Picture this. Your AI pipelines are humming along smoothly, deploying models, tuning parameters, and pushing code faster than any human could dream. Then something odd happens at 3 a.m.—an automated agent decides it has the right to export production data or tweak IAM permissions. No malice, just enthusiasm. But suddenly you have a compliance incident waiting to happen.
That is the hidden cost of AI policy automation in AI-controlled infrastructure. It promises efficiency, but if left unchecked, it can dismantle trust. When AI-controlled workflows start executing privileged actions—like database access, resource provisioning, or secret management—without friction, the risk shifts from performance to governance. Engineers want speed, auditors demand proof, and regulators expect both.

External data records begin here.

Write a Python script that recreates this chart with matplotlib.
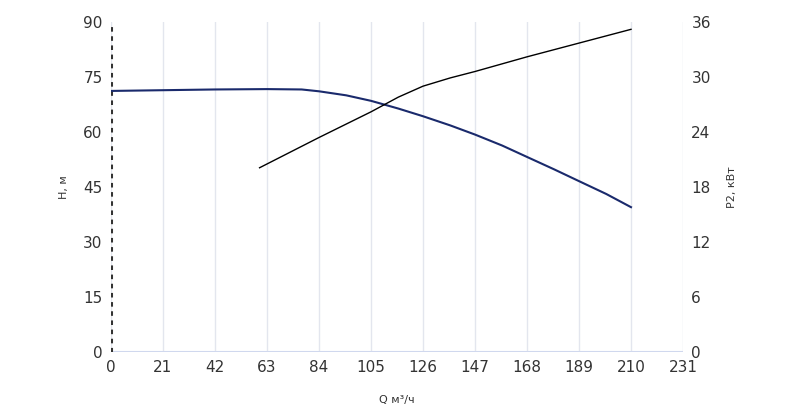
import matplotlib
matplotlib.use("Agg")
import matplotlib.pyplot as plt
import numpy as np

q_h = [0, 21, 42, 63, 77, 84, 95, 105, 116, 126, 137, 147, 158, 168, 179, 189, 200, 210]
h = [71.2, 71.4, 71.6, 71.7, 71.6, 71.1, 70.0, 68.5, 66.4, 64.3, 61.8, 59.3, 56.3, 53.2, 49.8, 46.6, 43.1, 39.5]
q_p = [60, 84, 105, 116, 126, 137, 147, 168, 189, 210]
p = [20.1, 23.4, 26.2, 27.8, 29.0, 29.9, 30.6, 32.2, 33.7, 35.2]
xticks = list(range(0, 232, 21))
hticks = list(range(0, 91, 15))
pticks = list(range(0, 37, 6))

fig = plt.figure(figsize=(8, 4.08), dpi=100)
ax = fig.add_axes([111/800, 1-352/408, 572/800, 330/408])
ax2 = ax.twinx()
tc = '#333333'
ax.plot(q_h, h, color='#1a2a6c', lw=1.5, zorder=3)
ax2.plot(q_p, p, color='black', lw=1.0)
ax.set_xlim(0, 231); ax.set_ylim(0, 90); ax2.set_ylim(0, 36)
ax.set_xticks(xticks); ax.set_yticks(hticks); ax2.set_yticks(pticks)
ax.grid(axis='x', color='#e3e6ee', lw=1)
for a in (ax, ax2):
    for s in a.spines.values(): s.set_visible(False)
    a.tick_params(length=0, labelsize=11, colors=tc, pad=6)
ax.axhline(0, color='#d0d8ee', lw=1.5)
ax.axvline(0, color='#333333', lw=2.2, ls=(0, (1.5, 1.5)))
ax.set_xlabel('Q м³/ч', fontsize=8, color=tc, labelpad=14)
ax.set_ylabel('H, м', fontsize=8, color=tc, labelpad=10)
ax2.set_ylabel('P2, кВт', fontsize=8, color=tc, labelpad=12)
fig.savefig('out.png', dpi=100)
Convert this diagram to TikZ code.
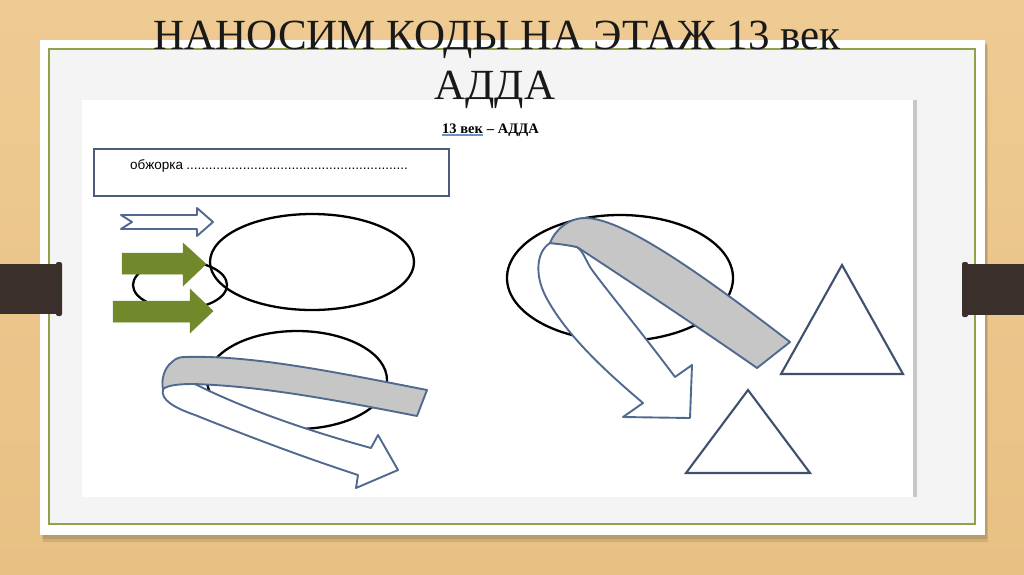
\documentclass[tikz,border=0pt]{standalone}
\usepackage{fontspec}
\setmainfont{Liberation Serif}
\newfontfamily\arialish{Liberation Sans}
\definecolor{wood}{HTML}{E8C084}
\definecolor{woodlight}{HTML}{EECB93}
\definecolor{innergray}{HTML}{F4F4F4}
\definecolor{cardgreen}{HTML}{8FA24C}
\definecolor{barbrown}{HTML}{3A2F2A}
\definecolor{boxblue}{HTML}{4B5C79}
\definecolor{arrowblue}{HTML}{51698F}
\definecolor{trianglecol}{HTML}{3F506F}
\definecolor{olive}{HTML}{71892A}
\definecolor{ribbongray}{HTML}{C6C6C6}
\definecolor{underblue}{HTML}{6C8FC7}
\begin{document}
\begin{tikzpicture}[x=1pt,y=-1pt,
  ellline/.style={draw=black, line width=2.3pt},
  arrowline/.style={draw=arrowblue, line width=1.9pt, line join=round, fill=white},
  ribbonline/.style={draw=arrowblue, line width=1.9pt, line join=round, fill=ribbongray},
  greenarrow/.style={fill=olive, draw=olive, line width=0.5pt, line join=miter},
  triline/.style={draw=trianglecol, line width=2.1pt, line join=miter},
  titlefont/.style={font=\fontsize{43}{50}\selectfont, text=black!90, inner sep=0pt}]
\useasboundingbox (0,0) rectangle (1024,574);
% wood background
\shade[top color=woodlight, bottom color=wood] (0,0) rectangle (1024,574);
% card shadow
\fill[black, opacity=0.10] (43,45) rectangle (988,542);
\fill[black, opacity=0.10] (42,43) rectangle (987,539);
% card
\fill[white] (40,40) rectangle (985,535);
\fill[innergray] (49,49) rectangle (975,524);
\draw[cardgreen, line width=1.3pt] (49,49) rectangle (975,524);
% pasted picture
\fill[white] (82,100) rectangle (914,497);
\fill[black!22] (913,100) rectangle (917,497);
% side bars
\fill[barbrown] (0,264) rectangle (59,314);
\fill[barbrown, rounded corners=2pt] (56,262) rectangle (62,316);
\fill[barbrown] (965,264) rectangle (1024,315);
\fill[barbrown, rounded corners=2pt] (962,262) rectangle (968,317);
% title
\node[titlefont, anchor=base] (title1) at (497,49) {НАНОСИМ КОДЫ НА ЭТАЖ 13 век};
\node[titlefont, anchor=base] (title2) at (495,99) {АДДА};
% heading
\node[anchor=base west, inner sep=0pt, font=\bfseries\fontsize{14.5}{16}\selectfont] (head1) at (442,133) {13 век};
\node[anchor=base west, inner sep=0pt, font=\bfseries\fontsize{14.5}{16}\selectfont] (head2) at (head1.base east) {\ – АДДА};
\draw[underblue, line width=1.2pt] ([yshift=-2pt]head1.base west) -- ([yshift=-2pt]head1.base east);
% box
\draw[boxblue, line width=2.5pt] (94,149) rectangle (449,196);
\node[anchor=base west, inner sep=0pt, font=\arialish\fontsize{13.5}{15}\selectfont] (obzh) at (130,169)
  {\makebox[281pt][l]{обжорка\leaders\hbox{.}\hfill}};
% outline arrow
\draw[arrowline] (121,215) -- (197,215) -- (197,208) -- (213,222) -- (197,236) -- (197,229) -- (121,229) -- (132,222) -- cycle;
% small + big ellipse
\draw[ellline] (180,285) ellipse [x radius=47pt, y radius=24pt];
\draw[ellline] (312,262) ellipse [x radius=102pt, y radius=48pt];
% green arrows
\draw[greenarrow] (122,253) -- (183,253) -- (183,243) -- (206,264) -- (183,286) -- (183,274) -- (122,274) -- cycle;
\draw[greenarrow] (113,301) -- (190,301) -- (190,289) -- (213,311) -- (190,333) -- (190,322) -- (113,322) -- cycle;
% lower-left ellipse with curved arrow
\draw[ellline] (297,380) ellipse [x radius=90pt, y radius=49pt];
\draw[arrowline] (163,389) .. controls (160,400) and (175,408) .. (195,415)
  .. controls (250,437) and (300,456) .. (358,475) -- (356,488) -- (398,470) -- (378,435) -- (371,448)
  .. controls (320,434) and (250,412) .. (193,383) -- (178,378) -- cycle;
\draw[ribbonline] (172,362) .. controls (176,358) and (180,357) .. (185,357)
  .. controls (250,355) and (330,371) .. (427,390) -- (417,416)
  .. controls (330,399) and (260,386) .. (193,384)
  .. controls (180,384) and (168,385) .. (163,389)
  .. controls (161,380) and (164,368) .. (172,362) -- cycle;
% right ellipse with curved arrow
\draw[ellline] (620,278) ellipse [x radius=113pt, y radius=63pt];
\draw[arrowline] (550,243) .. controls (536,252) and (535,275) .. (545,295)
  .. controls (565,335) and (610,375) .. (643,403) -- (623,417) -- (690,418) -- (692,365) -- (675,377)
  .. controls (640,330) and (600,282) .. (590,267)
  .. controls (585,258) and (582,250) .. (577,247) -- (563,244) -- cycle;
\draw[ribbonline] (550,243) .. controls (556,228) and (570,218) .. (585,218)
  .. controls (620,218) and (690,265) .. (790,342) -- (757,368)
  .. controls (710,335) and (620,275) .. (577,247)
  .. controls (568,245) and (558,244) .. (550,243) -- cycle;
% triangles
\draw[triline, fill=white] (842,265) -- (903,374) -- (781,374) -- cycle;
\draw[triline, fill=white] (748,390) -- (810,473) -- (686,473) -- cycle;
\end{tikzpicture}
\end{document}
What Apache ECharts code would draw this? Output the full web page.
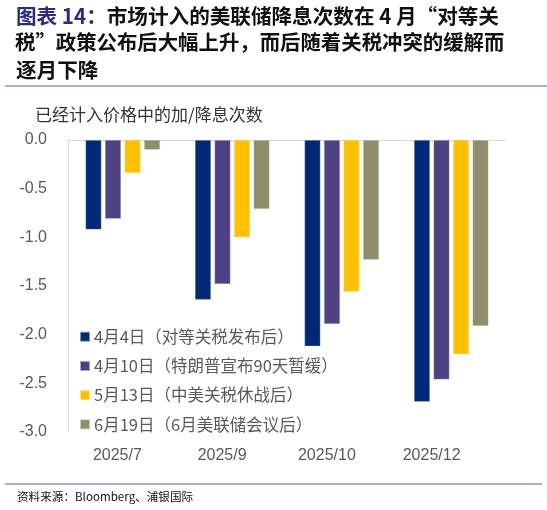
<!DOCTYPE html>
<html><head><meta charset="utf-8">
<script src="https://cdn.jsdelivr.net/npm/echarts@6/dist/echarts.min.js"></script>
<style>html,body{margin:0;padding:0;background:#fff}#c{width:547px;height:510px}</style>
</head><body><div id="c"></div>
<script>
const categories = ['2025/7', '2025/9', '2025/10', '2025/12'];
const seriesNames = ['4月4日（对等关税发布后）', '4月10日（特朗普宣布90天暂缓）', '5月13日（中美关税休战后）', '6月19日（6月美联储会议后）'];
const apr4 = [-0.92, -1.64, -2.12, -2.69];
const apr10 = [-0.81, -1.48, -1.89, -2.46];
const may13 = [-0.34, -1.00, -1.56, -2.20];
const jun19 = [-0.10, -0.71, -1.23, -1.91];
const yTicks = { min: -3, max: 0, interval: 0.5 };
const colors = ['#002A75', '#4E4184', '#FFC000', '#8E8E6A'];
const values = [apr4, apr10, may13, jun19];

const chart = echarts.init(document.getElementById('c'), null, { renderer: 'canvas' });
const labelFont = 'Liberation Sans, Arial, sans-serif';
const cjk = '"Noto Sans CJK SC", sans-serif';

chart.setOption({
  animation: false,
  color: colors,
  graphic: [
    { type: 'text', left: 16, top: 6, style: { text: '{a|图表 14：}{b|市场计入的美联储降息次数在 4 月“对等关}', rich: {
      a: { fill: '#2B2B80', font: 'bold 20.6px ' + cjk },
      b: { fill: '#111', font: 'bold 20.6px ' + cjk } } } },
    { type: 'text', left: 15, top: 32, style: { text: '税”政策公布后大幅上升，而后随着关税冲突的缓解而', fill: '#111', font: 'bold 20.4px ' + cjk } },
    { type: 'text', left: 16, top: 60, style: { text: '逐月下降', fill: '#111', font: 'bold 20.6px ' + cjk } },
    { type: 'line', shape: { x1: 5, y1: 86, x2: 547, y2: 86 }, style: { stroke: '#5A5A9C', lineWidth: 1.2 } },
    { type: 'text', left: 35, top: 106, style: { text: '已经计入价格中的加/降息次数', fill: '#333', font: '17px ' + cjk } },
    { type: 'line', shape: { x1: 5, y1: 484, x2: 542, y2: 484 }, style: { stroke: '#9A90C8', lineWidth: 1.5 } },
    { type: 'text', left: 17, top: 491, style: { text: '资料来源：Bloomberg、浦银国际', fill: '#111', font: '11.6px ' + cjk } }
  ],
  legend: {
    orient: 'vertical', left: 74, top: 323.5, itemWidth: 10, itemHeight: 10, itemGap: 12.7,
    icon: 'rect',
    data: seriesNames,
    textStyle: { color: '#595959', fontSize: 16.5, fontFamily: 'Noto Sans CJK SC', lineHeight: 16.5, padding: [0, 0, 0, -1] }
  },
  grid: [
    { left: 68, right: 41, top: 140, bottom: 78 },
    { left: 65, right: 63, top: 140, bottom: 78 }
  ],
  xAxis: [
    { type: 'category', data: categories, gridIndex: 0, position: 'top',
      axisLine: { show: true, onZero: false, lineStyle: { color: '#D9D9D9', width: 1 } },
      axisTick: { show: false }, axisLabel: { show: false } },
    { type: 'category', data: categories, gridIndex: 1, position: 'bottom',
      axisLine: { show: false }, axisTick: { show: false },
      axisLabel: { color: '#595959', fontSize: 16, fontFamily: labelFont, margin: 16 } }
  ],
  yAxis: [
    { type: 'value', gridIndex: 0, min: yTicks.min, max: yTicks.max, interval: yTicks.interval,
      axisLine: { show: true, lineStyle: { color: '#D9D9D9' } }, axisTick: { show: false },
      splitLine: { show: false },
      axisLabel: { color: '#595959', fontSize: 16, fontFamily: labelFont, margin: 21,
        formatter: v => v.toFixed(1) } },
    { type: 'value', gridIndex: 1, min: yTicks.min, max: yTicks.max, show: false }
  ],
  series: seriesNames.map((n, i) => ({
    name: n, type: 'bar', xAxisIndex: 0, yAxisIndex: 0, data: values[i],
    barWidth: 16, barGap: '22%',
    itemStyle: { color: colors[i], borderColor: 'rgba(255,255,255,0.5)', borderWidth: 0.5 }
  }))
});
</script></body></html>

This is where Action-Level Approvals come in. They bring human judgment into automated workflows without throttling velocity. Each high-impact command, from a data export to a deployment override, triggers a real-time review. Teams can review in Slack, Teams, or through API—not after the fact, but before execution. These contextual prompts ensure a human-in-the-loop for every sensitive action. It eliminates self-approval loopholes, enforces traceability, and makes it impossible for autonomous systems to escalate privileges unchecked.
Under the hood, Action-Level Approvals change how automation systems treat authority. Instead of inheriting broad preapproved access, AI agents operate within conditional boundaries. Every privileged action requires a verified decision linked to identity. Each approval leaves a complete audit trail—timestamped, explainable, and ready for SOC 2 or FedRAMP review without manual digging.
Once these approvals are active, the system evolves from uncontrolled automation to safe autonomy. Sensitive workflows transform from a trust-me model to a prove-it model. Engineers retain the agility of automation while regaining the peace of mind of compliance.